Here are some recommendations for New Englanders when temperatures drop.

If you go outside, wear layers

Canterbury said that by following a checklist of preventative measures — “don’t go outside if you don’t have to, wear waterproof layers if you do have to, and limit exposed skin as much as possible” — you can help minimize your risk.


Boston Emergency Medical Services tweeted out this helpful graphic regarding layering.

The City of Boston added its own cold weather recommendations on its website.

“When it’s cold outside, wear several layers of loose-fitting, lightweight, warm clothing rather than one layer of heavy clothing,” the city wrote. “Make sure your outer layer is tightly woven and windproof. Remember to wear clothing like sweaters, boots, hats, gloves, and scarves. Wool clothing keeps you warmer than cotton when it’s damp or wet.”

Know the signs of frostbite

One of the biggest medical concerns in cold weather is frostbite. Canterbury said that even if you follow the checklist of preventative measures mentioned above, frostbite can still occur in cold weather conditions like this. 


“The earliest sign of frostbite is cold, exposed skin,” Canterbury said. “That’s usually followed by pain or a loss of feeling in the exposed skin.”

Frostbite can also cause the skin to appear white or pale, according to the City of Boston’s website.

Canterbury said that the best thing you can do if you’re concerned that you’re experiencing any of these symptoms is to get inside and warm up immediately. And once you’ve done so, don’t go back to shoveling.

“The skin can easily re-freeze,” Canterbury said.

If your symptoms are severe — white or pale skin, lost sensation, blisters — you should seek medical attention, according to the Mayo Clinic.

Learn the signs of hypothermia, as well

Hypothermia is another major concern during cold weather.
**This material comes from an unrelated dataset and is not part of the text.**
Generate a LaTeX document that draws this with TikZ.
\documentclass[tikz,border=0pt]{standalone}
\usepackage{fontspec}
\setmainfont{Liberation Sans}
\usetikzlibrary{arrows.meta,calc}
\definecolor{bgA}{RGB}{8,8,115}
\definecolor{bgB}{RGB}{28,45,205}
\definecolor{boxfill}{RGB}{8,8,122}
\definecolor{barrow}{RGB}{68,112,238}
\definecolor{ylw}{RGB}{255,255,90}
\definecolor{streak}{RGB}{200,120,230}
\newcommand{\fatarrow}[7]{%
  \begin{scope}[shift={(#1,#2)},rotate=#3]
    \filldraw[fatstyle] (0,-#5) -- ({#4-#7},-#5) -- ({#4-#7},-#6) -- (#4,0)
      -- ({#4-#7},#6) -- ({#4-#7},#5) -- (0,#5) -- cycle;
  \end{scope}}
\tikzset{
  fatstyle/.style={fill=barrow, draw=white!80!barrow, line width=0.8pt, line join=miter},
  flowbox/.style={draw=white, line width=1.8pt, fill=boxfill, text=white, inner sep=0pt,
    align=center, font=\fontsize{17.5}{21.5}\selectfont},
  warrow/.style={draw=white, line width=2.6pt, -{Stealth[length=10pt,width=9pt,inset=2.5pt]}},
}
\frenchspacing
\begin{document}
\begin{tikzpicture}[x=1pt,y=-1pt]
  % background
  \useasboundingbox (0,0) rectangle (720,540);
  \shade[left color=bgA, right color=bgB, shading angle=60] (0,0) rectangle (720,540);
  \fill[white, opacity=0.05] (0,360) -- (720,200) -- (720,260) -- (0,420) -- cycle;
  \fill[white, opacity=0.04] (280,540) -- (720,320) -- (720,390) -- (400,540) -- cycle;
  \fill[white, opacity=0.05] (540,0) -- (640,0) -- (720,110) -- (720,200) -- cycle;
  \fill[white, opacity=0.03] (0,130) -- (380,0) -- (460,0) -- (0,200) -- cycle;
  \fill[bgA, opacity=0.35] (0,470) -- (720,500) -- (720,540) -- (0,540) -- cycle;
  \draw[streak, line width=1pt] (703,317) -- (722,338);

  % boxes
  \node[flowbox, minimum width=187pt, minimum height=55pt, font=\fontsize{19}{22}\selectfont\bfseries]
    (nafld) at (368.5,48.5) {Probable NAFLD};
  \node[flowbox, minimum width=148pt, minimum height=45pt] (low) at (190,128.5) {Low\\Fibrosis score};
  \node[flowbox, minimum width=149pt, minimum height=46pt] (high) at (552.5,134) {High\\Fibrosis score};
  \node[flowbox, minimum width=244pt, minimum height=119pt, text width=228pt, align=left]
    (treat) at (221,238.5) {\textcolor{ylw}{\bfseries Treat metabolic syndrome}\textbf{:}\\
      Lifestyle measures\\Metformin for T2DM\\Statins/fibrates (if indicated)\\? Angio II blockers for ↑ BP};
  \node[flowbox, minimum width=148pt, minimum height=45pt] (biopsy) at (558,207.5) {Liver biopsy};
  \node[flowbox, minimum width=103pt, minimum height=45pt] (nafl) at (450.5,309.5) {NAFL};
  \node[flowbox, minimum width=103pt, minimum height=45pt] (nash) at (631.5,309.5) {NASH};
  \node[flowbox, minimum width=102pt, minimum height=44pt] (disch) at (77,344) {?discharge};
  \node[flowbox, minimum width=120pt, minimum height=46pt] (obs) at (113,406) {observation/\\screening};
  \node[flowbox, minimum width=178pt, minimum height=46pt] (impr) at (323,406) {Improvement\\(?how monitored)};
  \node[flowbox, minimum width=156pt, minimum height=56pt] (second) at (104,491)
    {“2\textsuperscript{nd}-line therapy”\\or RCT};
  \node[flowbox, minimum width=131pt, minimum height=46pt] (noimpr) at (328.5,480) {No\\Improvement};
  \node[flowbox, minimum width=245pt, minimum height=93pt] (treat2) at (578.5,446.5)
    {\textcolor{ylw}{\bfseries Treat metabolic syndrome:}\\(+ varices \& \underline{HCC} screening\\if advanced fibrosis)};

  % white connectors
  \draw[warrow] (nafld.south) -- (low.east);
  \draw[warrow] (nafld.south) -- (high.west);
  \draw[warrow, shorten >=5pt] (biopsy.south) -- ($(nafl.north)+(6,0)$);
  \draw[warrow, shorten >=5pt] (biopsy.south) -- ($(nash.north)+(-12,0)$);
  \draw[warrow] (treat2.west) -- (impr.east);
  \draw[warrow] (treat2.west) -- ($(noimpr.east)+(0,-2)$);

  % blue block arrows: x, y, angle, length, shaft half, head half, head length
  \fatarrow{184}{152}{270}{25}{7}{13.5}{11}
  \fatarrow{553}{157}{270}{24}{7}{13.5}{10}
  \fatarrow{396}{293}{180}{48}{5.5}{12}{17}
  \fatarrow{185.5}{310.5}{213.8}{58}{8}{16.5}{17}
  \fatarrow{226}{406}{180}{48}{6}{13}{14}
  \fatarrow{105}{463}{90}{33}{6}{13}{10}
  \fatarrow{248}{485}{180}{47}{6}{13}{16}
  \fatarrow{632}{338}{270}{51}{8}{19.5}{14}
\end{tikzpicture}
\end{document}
According to the Mayo Clinic, hypothermia occurs when “your body loses heat faster than it can produce heat, causing a dangerously low body temperature.” Left untreated, hypothermia can cause failure of the heart or respiratory system, and even death.


A few of the symptoms of hypothermia include shivering, slurred speech, lack of coordination, weak pulse, and confusion or memory loss, according to the Mayo Clinic, which also noted that because symptoms tend to begin gradually, and can include confusion, “someone with hypothermia usually isn’t aware of his or her condition.”

The Mayo Clinic wrote on its website that the first thing to do if you suspect someone has hypothermia is to call 911, and that, if possible, you should gently try to move someone inside and replace any cold, wet clothing with warm, dry replacements while waiting for emergency services. “Gently” is the key word, because according to the Mayo Clinic, “jarring movements can trigger dangerous irregular heartbeats.”

Be extra cautious while shoveling and using a snowblower

Canterbury said that, as an ER doctor, he often sees cold-weather injuries. 


He examines people who slip and fall on ice, resulting in sprained ankles, wrists, and the like, as well as patients who overexert themselves.

“People who haven’t shoveled all year and go out to shovel the whole driveway can easily hurt themselves,” he said.

Then there are the gruesome trauma injuries, the ones “where someone loses a finger sticking their hand in a snowblower,” he said. “I could send you some really gruesome pictures.”

Stay hydrated

You might think of dehydration as a summer condition, but it can also happen in the winter.

“You can lose a lot of moisture in the cold without realizing it,” Canterbury said, “as breathing in cold, dry air causes the body to lose a lot of fluid.”


Make sure you’re taking in enough water, even if you don’t think you need it.

Watch the young ones

Canterbury said that one of the most important things to look out for is cold exposure in young children. Even if it seems like they’re doing fine and enjoying themselves, it’s important for kids to have regular indoor breaks to warm up.

“Keep an eye on kids when they’re outside,” Canterbury said. “They’re often having fun, excited by the snow, and don’t notice right away when they’re getting cold. Kids lose body heat faster than adults, so it’s important to monitor them.”